Written exercise: Reproduce the listing below exactly, beginning with its first line and ending with the line that holds "month_pos = [5, 6, 7, 8, 9, 10, 11, 12]"; pictures are not part of the copy.

[Start of Supplied material]

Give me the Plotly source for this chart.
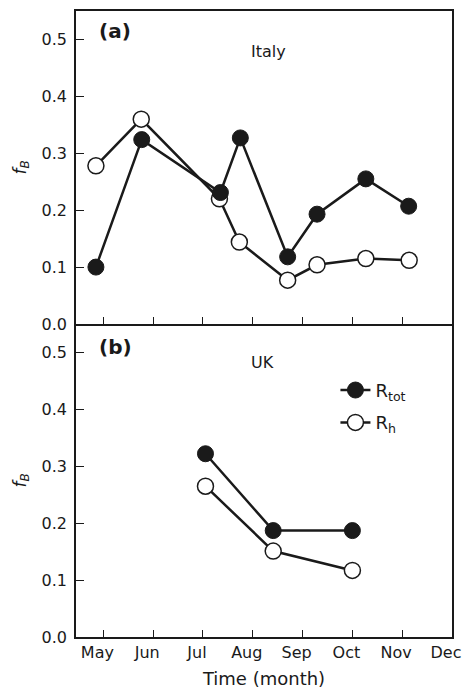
import plotly.graph_objects as go

# ---- data ----
months = ["May", "Jun", "Jul", "Aug", "Sep", "Oct", "Nov", "Dec"]
month_pos = [5, 6, 7, 8, 9, 10, 11, 12]

italy_x_tot = [4.85, 5.77, 7.35, 7.75, 8.70, 9.29, 10.27, 11.13]
italy_tot = [0.100, 0.324, 0.231, 0.327, 0.118, 0.193, 0.255, 0.207]
italy_x_h = [4.85, 5.76, 7.33, 7.73, 8.70, 9.29, 10.27, 11.14]
italy_h = [0.278, 0.360, 0.220, 0.144, 0.077, 0.104, 0.115, 0.112]

uk_x = [7.05, 8.41, 10.0]
uk_tot = [0.322, 0.187, 0.187]
uk_h = [0.265, 0.151, 0.117]

yticks = [0.0, 0.1, 0.2, 0.3, 0.4, 0.5]

FONT = "DejaVu Sans"
INK = "#1a1a1a"

fig = go.Figure()

def add_pair(xh, yh, xt, yt, xa, ya, show):
    fig.add_trace(go.Scatter(
        x=xh, y=yh, mode="lines+markers", xaxis=xa, yaxis=ya,
        name="R<sub>h</sub>", showlegend=show, legendrank=2,
        legendgroup="h",
        line=dict(color=INK, width=2.5),
        marker=dict(size=16, color="white", line=dict(color=INK, width=1.5)),
    ))
    fig.add_trace(go.Scatter(
        x=xt, y=yt, mode="lines+markers", xaxis=xa, yaxis=ya,
        name="R<sub>tot</sub>", showlegend=show, legendrank=1,
        legendgroup="tot",
        line=dict(color=INK, width=2.5),
        marker=dict(size=16, color=INK, line=dict(color=INK, width=1)),
    ))

add_pair(italy_x_h, italy_h, italy_x_tot, italy_tot, "x", "y", False)
add_pair(uk_x, uk_h, uk_x, uk_tot, "x2", "y2", True)

axis_common = dict(
    showline=True, mirror=True, linecolor=INK, linewidth=1.5,
    showgrid=False, zeroline=False, ticks="inside", tickcolor=INK,
    tickwidth=1.2, tickfont=dict(family=FONT, size=16, color=INK),
    automargin=False,
)

fig.update_layout(
    width=464, height=691,
    margin=dict(l=76, r=12, t=11, b=54),
    paper_bgcolor="white", plot_bgcolor="white",
    font=dict(family=FONT, color=INK),
    xaxis=dict(axis_common, domain=[0, 1], anchor="y", range=[4.45, 12],
               tickvals=month_pos[:-1], ticklen=7, showticklabels=False),
    yaxis=dict(axis_common, domain=[0.5, 1], anchor="x", range=[0, 0.55],
               tickvals=yticks, tickformat=".1f", ticklen=8,
               ticklabelstandoff=4,
               title=dict(text="<i>f</i><sub><i>B</i></sub>",
                          font=dict(family=FONT, size=17), standoff=11)),
    xaxis2=dict(axis_common, domain=[0, 1], anchor="y2", range=[4.45, 12],
                mirror=False,
                tickvals=month_pos, ticktext=months, ticklen=7,
                ticklabelshift=-6, ticklabelstandoff=0,
                title=dict(text="Time (month)",
                           font=dict(family=FONT, size=18), standoff=11)),
    yaxis2=dict(axis_common, domain=[0, 0.5], anchor="x2", range=[0, 0.55],
                tickvals=yticks, tickformat=".1f", ticklen=8,
                ticklabelstandoff=4,
                title=dict(text="<i>f</i><sub><i>B</i></sub>",
                           font=dict(family=FONT, size=17), standoff=11)),
    legend=dict(x=0.69, y=0.4236, xanchor="left", yanchor="top",
                bgcolor="rgba(0,0,0,0)", borderwidth=0,
                font=dict(family=FONT, size=18, color=INK),
                tracegroupgap=6),
    showlegend=True,
)

ann = [
    dict(text="<b>(a)</b>", x=0.056, y=0.968, size=20, xanchor="left"),
    dict(text="Italy", x=0.513, y=0.936, size=16, xanchor="center"),
    dict(text="<b>(b)</b>", x=0.056, y=0.463, size=20, xanchor="left"),
    dict(text="UK", x=0.497, y=0.438, size=16, xanchor="center"),
]
for a in ann:
    fig.add_annotation(text=a["text"], x=a["x"], y=a["y"], xref="paper",
                       yref="paper", xanchor=a["xanchor"], yanchor="middle",
                       showarrow=False,
                       font=dict(family=FONT, size=a["size"], color=INK))

fig.write_html("out.html", config={"displayModeBar": False},
               post_script="document.body.style.margin='0';"
                           "document.body.style.padding='0';")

[End of Supplied material]

Answer for this exercise:
Give me the Plotly source for this chart.
import plotly.graph_objects as go

# ---- data ----
months = ["May", "Jun", "Jul", "Aug", "Sep", "Oct", "Nov", "Dec"]
month_pos = [5, 6, 7, 8, 9, 10, 11, 12]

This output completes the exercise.